Would you quote the material below from its first line through the line containing "89.1, 88.2, 86.6, 82.5, 80.7, 81.9, 84.6, 89.7, 86.1];", exactly and with both ends included?

# start of Material provided

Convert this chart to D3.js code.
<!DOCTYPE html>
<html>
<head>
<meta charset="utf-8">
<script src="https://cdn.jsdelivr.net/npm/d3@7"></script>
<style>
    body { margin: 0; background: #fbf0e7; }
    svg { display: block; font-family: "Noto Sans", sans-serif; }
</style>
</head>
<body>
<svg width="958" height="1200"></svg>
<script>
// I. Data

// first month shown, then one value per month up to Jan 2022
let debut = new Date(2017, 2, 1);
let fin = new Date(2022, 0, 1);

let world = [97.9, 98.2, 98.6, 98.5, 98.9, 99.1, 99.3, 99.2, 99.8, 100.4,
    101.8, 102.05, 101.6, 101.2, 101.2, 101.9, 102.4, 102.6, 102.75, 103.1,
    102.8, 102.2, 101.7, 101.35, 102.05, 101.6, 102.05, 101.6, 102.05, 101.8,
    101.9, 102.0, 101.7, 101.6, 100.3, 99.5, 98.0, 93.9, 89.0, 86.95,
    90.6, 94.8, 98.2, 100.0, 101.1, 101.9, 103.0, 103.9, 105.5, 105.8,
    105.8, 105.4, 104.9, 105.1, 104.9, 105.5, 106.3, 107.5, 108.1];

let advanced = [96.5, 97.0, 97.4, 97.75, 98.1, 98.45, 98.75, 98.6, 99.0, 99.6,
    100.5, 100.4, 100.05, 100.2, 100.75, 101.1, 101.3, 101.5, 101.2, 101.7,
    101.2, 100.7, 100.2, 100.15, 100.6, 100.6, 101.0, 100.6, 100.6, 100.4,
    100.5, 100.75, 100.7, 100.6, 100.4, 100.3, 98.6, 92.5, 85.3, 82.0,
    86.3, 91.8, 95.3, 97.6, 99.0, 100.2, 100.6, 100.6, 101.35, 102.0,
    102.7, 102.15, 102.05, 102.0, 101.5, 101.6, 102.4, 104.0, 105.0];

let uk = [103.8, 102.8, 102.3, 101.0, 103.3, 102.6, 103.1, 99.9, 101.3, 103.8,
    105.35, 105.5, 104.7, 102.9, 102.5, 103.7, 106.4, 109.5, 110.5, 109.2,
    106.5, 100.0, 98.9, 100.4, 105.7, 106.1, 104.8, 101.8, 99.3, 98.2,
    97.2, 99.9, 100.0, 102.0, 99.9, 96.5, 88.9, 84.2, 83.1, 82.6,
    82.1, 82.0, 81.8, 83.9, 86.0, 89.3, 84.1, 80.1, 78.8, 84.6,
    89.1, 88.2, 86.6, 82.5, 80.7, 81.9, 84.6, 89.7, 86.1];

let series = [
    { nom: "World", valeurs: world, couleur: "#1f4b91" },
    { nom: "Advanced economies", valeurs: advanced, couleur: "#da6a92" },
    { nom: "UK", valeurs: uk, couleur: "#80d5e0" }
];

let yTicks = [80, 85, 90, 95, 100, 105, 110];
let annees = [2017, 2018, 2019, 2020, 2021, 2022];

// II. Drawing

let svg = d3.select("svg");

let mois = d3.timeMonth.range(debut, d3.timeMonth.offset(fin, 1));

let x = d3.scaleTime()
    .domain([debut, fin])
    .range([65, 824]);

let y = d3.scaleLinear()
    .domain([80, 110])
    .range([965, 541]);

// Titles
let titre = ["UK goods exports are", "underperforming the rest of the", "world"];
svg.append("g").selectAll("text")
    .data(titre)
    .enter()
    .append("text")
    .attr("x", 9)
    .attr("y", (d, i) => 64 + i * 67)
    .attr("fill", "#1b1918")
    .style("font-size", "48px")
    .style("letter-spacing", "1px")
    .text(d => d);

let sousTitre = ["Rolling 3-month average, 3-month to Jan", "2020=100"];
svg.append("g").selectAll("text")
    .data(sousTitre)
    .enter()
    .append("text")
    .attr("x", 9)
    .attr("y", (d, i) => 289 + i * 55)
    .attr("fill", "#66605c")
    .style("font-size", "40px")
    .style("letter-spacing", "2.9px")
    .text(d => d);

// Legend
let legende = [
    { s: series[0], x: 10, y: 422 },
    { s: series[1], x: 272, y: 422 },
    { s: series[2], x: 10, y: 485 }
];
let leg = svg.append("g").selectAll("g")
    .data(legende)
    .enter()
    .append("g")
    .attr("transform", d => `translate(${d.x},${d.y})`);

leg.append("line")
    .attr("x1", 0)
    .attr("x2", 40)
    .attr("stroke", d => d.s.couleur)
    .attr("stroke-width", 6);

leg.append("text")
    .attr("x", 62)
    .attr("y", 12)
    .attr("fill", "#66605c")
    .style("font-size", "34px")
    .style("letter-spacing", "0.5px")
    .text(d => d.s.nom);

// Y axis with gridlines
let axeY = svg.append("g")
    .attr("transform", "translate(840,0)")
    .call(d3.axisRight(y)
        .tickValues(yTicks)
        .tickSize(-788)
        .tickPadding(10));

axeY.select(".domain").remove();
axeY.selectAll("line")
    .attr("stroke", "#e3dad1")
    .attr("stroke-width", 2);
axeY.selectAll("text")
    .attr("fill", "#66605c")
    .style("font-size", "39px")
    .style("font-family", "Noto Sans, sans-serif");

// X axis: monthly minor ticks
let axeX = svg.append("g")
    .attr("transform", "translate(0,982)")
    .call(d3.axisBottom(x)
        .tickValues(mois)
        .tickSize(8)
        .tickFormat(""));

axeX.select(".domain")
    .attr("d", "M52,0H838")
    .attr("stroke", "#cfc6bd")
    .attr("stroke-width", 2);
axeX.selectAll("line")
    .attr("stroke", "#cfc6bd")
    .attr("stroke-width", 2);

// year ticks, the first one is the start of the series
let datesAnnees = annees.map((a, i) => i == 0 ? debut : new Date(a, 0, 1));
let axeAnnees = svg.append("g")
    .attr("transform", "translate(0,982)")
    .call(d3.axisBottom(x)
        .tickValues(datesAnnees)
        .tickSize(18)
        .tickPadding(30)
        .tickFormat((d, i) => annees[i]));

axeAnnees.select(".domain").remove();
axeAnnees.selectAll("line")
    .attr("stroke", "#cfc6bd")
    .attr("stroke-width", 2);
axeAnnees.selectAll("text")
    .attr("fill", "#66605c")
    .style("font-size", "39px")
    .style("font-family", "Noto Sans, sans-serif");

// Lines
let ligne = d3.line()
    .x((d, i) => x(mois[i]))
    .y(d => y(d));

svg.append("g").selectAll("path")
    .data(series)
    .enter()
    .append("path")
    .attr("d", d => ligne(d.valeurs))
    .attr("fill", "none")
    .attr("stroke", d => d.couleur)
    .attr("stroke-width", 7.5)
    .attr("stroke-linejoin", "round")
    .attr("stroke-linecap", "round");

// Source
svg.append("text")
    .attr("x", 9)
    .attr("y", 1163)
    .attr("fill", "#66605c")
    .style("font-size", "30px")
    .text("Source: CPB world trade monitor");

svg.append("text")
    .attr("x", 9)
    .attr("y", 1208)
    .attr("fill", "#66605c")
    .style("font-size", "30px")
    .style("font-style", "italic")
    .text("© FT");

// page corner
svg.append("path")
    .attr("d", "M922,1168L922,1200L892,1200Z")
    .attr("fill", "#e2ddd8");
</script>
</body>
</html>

# end of Material provided

### Complete answer
Convert this chart to D3.js code.
<!DOCTYPE html>
<html>
<head>
<meta charset="utf-8">
<script src="https://cdn.jsdelivr.net/npm/d3@7"></script>
<style>
    body { margin: 0; background: #fbf0e7; }
    svg { display: block; font-family: "Noto Sans", sans-serif; }
</style>
</head>
<body>
<svg width="958" height="1200"></svg>
<script>
// I. Data

// first month shown, then one value per month up to Jan 2022
let debut = new Date(2017, 2, 1);
let fin = new Date(2022, 0, 1);

let world = [97.9, 98.2, 98.6, 98.5, 98.9, 99.1, 99.3, 99.2, 99.8, 100.4,
    101.8, 102.05, 101.6, 101.2, 101.2, 101.9, 102.4, 102.6, 102.75, 103.1,
    102.8, 102.2, 101.7, 101.35, 102.05, 101.6, 102.05, 101.6, 102.05, 101.8,
    101.9, 102.0, 101.7, 101.6, 100.3, 99.5, 98.0, 93.9, 89.0, 86.95,
    90.6, 94.8, 98.2, 100.0, 101.1, 101.9, 103.0, 103.9, 105.5, 105.8,
    105.8, 105.4, 104.9, 105.1, 104.9, 105.5, 106.3, 107.5, 108.1];

let advanced = [96.5, 97.0, 97.4, 97.75, 98.1, 98.45, 98.75, 98.6, 99.0, 99.6,
    100.5, 100.4, 100.05, 100.2, 100.75, 101.1, 101.3, 101.5, 101.2, 101.7,
    101.2, 100.7, 100.2, 100.15, 100.6, 100.6, 101.0, 100.6, 100.6, 100.4,
    100.5, 100.75, 100.7, 100.6, 100.4, 100.3, 98.6, 92.5, 85.3, 82.0,
    86.3, 91.8, 95.3, 97.6, 99.0, 100.2, 100.6, 100.6, 101.35, 102.0,
    102.7, 102.15, 102.05, 102.0, 101.5, 101.6, 102.4, 104.0, 105.0];

let uk = [103.8, 102.8, 102.3, 101.0, 103.3, 102.6, 103.1, 99.9, 101.3, 103.8,
    105.35, 105.5, 104.7, 102.9, 102.5, 103.7, 106.4, 109.5, 110.5, 109.2,
    106.5, 100.0, 98.9, 100.4, 105.7, 106.1, 104.8, 101.8, 99.3, 98.2,
    97.2, 99.9, 100.0, 102.0, 99.9, 96.5, 88.9, 84.2, 83.1, 82.6,
    82.1, 82.0, 81.8, 83.9, 86.0, 89.3, 84.1, 80.1, 78.8, 84.6,
    89.1, 88.2, 86.6, 82.5, 80.7, 81.9, 84.6, 89.7, 86.1];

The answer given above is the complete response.